I guess we all could have guessed that ‘Black Night’ and ‘Smoke on the Water’ would make up the show’s finale (the latter being accompanied by fireworks) and whilst long-time fans of Mr Blackmore may have ‘Smoke overload’ it is fair to say that there really is only one way to bring the proceedings to an end.

So did it live up to the hype? Well I have to declare an interest here; I am a Blackmore fan and have been since I was a kid. In fact his influence on me goes further than my own guitar playing as my late mother swears I could frown before I could walk. That said, I did approach this gig without rose tinted glasses. I did, sadly, expect nothing but a lightweight nostalgia trip orchestrated by an old eccentric with only a passing historical interest in this genre music. I believed the doubters who could not see past the need for Ritchie to call up ex-members. I read too many opinions on social media. I even thought maybe, he was past it.

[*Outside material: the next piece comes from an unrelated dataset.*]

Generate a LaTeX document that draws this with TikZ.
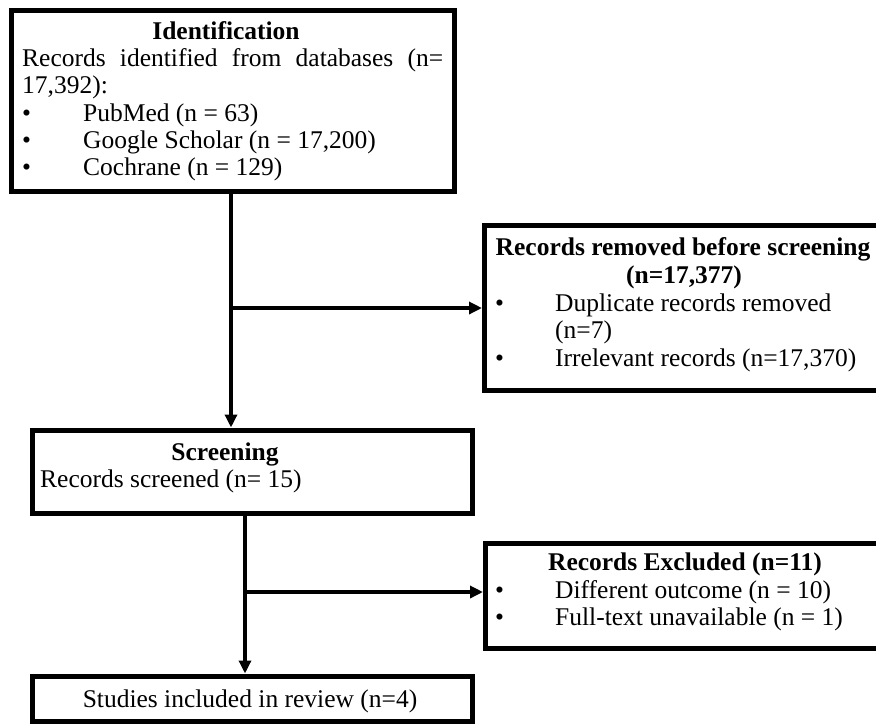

In reality I got to see the best gig of my life; yes, really I just wrote that. It wasn’t nostalgic at all. I didn’t watch this gig and spend my time making direct comparisons to all band line ups that came before. I took it at face value. Ritchie was inspirational; the band was brilliant; the song choice was (95%) spot on and the sound was perfect.

The other epiphany I had? Well the Rainbow material was far stronger than the Deep Purple songs…without question.